With one of the series’ greatest stories, a host of new minigames and time sink distractions, new combat mechanics and an updated localization effort, Yakuza Kiwami 2 is one of the greatest entries in the franchise. Players will find themselves stumbling across new and exciting opportunities to enrich their appreciation for Japanese culture at every turn, nailing the mood of bustling metropolis’ that embody two distinct motifs.

Tragically, this may be the final new look at Kiryu’s adventures, with upcoming titles being straight-up remasters and The Song of Life being the canonical end. If that is the case, Yakuza Kiwami 2 is a fitting farewell that captures the heart of the franchise while expanding the available content offered.
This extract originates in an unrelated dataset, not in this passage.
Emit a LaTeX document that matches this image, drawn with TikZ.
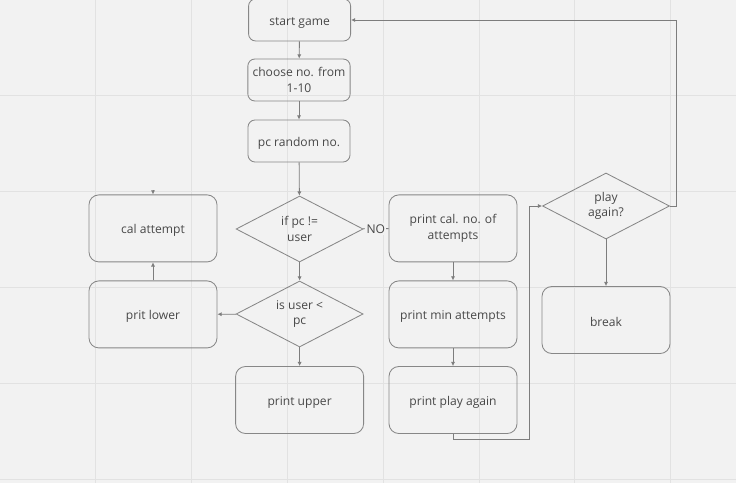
\documentclass[tikz,border=0pt]{standalone}
\usepackage{fontspec}
\setmainfont{Open Sans}
\usetikzlibrary{shapes.geometric,arrows.meta,positioning,calc}
\definecolor{canvasgray}{RGB}{242,242,242}
\definecolor{gridgray}{RGB}{226,226,226}
\definecolor{boxgray}{RGB}{135,135,135}
\definecolor{linegray}{RGB}{125,125,125}
\definecolor{textgray}{RGB}{72,72,72}

\begin{document}
\begin{tikzpicture}[
		font=\fontsize{8.6}{11}\selectfont,
		lowtext/.style={execute at begin node={\rule{0pt}{10pt}}},
		stepbox/.style={draw=boxgray, line width=0.6pt, rounded corners=7pt, minimum width=3.2cm, minimum height=1.675cm, align=center, text=textgray, lowtext},
		smallbox/.style={stepbox, minimum width=2.55cm, minimum height=1.05cm, rounded corners=5pt},
		decision/.style={draw=boxgray, line width=0.6pt, diamond, aspect=1.9, minimum width=3.175cm, minimum height=1.65cm, inner sep=0pt, align=center, text=textgray, lowtext},
		flow/.style={draw=linegray, line width=0.6pt, -{Latex[length=3pt,width=3pt]}}
	]
	% Canvas and grid
	\useasboundingbox (0,0) rectangle (18.4,-12.075);
	\fill[canvasgray] (0,0) rectangle (18.4,-12.075);
	\foreach \i in {1,...,7}
		\draw[gridgray, line width=0.7pt] (\i*2.395,0) -- (\i*2.395,-12.075);
	\foreach \j in {1,...,5}
		\draw[gridgray, line width=0.7pt] (0,-\j*2.395) -- (18.4,-\j*2.395);
	
	% Main column
	\node[smallbox] (start) at (7.49,-0.5) {start game};
	\node[smallbox] (choose) at (7.475,-2.0) {choose no. from\\1-10};
	\node[smallbox] (pcrand) at (7.475,-3.525) {pc random no.};
	\node[decision] (ifdiff) at (7.49,-5.725) {if pc !=\\user};
	\node[decision] (isless) at (7.49,-7.85) {is user <\\pc};
	\node[stepbox] (upper) at (7.49,-10.0) {print upper};
	
	% Left column
	\node[stepbox] (calatt) at (3.825,-5.71) {cal attempt};
	\node[stepbox] (lower) at (3.825,-7.86) {prit lower};
	
	% Result column
	\node[stepbox] (printcal) at (11.325,-5.71) {print cal. no. of\\attempts};
	\node[stepbox] (minatt) at (11.325,-7.86) {print min attempts};
	\node[stepbox] (playmsg) at (11.325,-10.0) {print play again};
	
	% Replay
	\node[decision] (playq) at (15.15,-5.15) {play\\again?};
	\node[stepbox] (break) at (15.15,-8.0) {break};
	
	% Connections
	\draw[flow] (start) -- (choose);
	\draw[flow] (choose) -- (pcrand);
	\draw[flow] (pcrand) -- (ifdiff);
	\draw[flow] (ifdiff) -- (isless);
	\draw[flow] (isless) -- (upper);
	\draw[flow] (isless) -- (lower);
	\draw[flow] (lower) -- (calatt);
	\coordinate (calin) at (3.825,-4.76);
	\draw[flow] (calin) -- (calatt);
	\draw[draw=linegray, line width=0.6pt] (ifdiff) -- node[fill=canvasgray, inner sep=1pt, text=textgray] {NO} (printcal);
	\draw[flow] (printcal) -- (minatt);
	\draw[flow] (minatt) -- (playmsg);
	\draw[flow] (playmsg.south) -- ++(0,-0.125) -| ($(playq.west)+(-0.325,0)$) -- (playq.west);
	\draw[flow] (playq) -- (break);
	\draw[flow] (playq.east) -- ++(0.15,0) |- (start.east);
\end{tikzpicture}
\end{document}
In the end, only one dragon can prevail, and surely, this game prevailed mightily.

SEGA CS1. . Yakuza Kiwami 2. 9. An emphatically triumphant farewell, Yakuza Kiwami 2 lives up to its “extreme” namesake. Its engrossing, dense, dark story is complemented with an engaging open world filled with wondrous activities littering its narrow streets. Taking the best parts of its franchise and stuffing it all into a rich, rewarding experience, minor game engine flaws cannot overshadow the dragon within.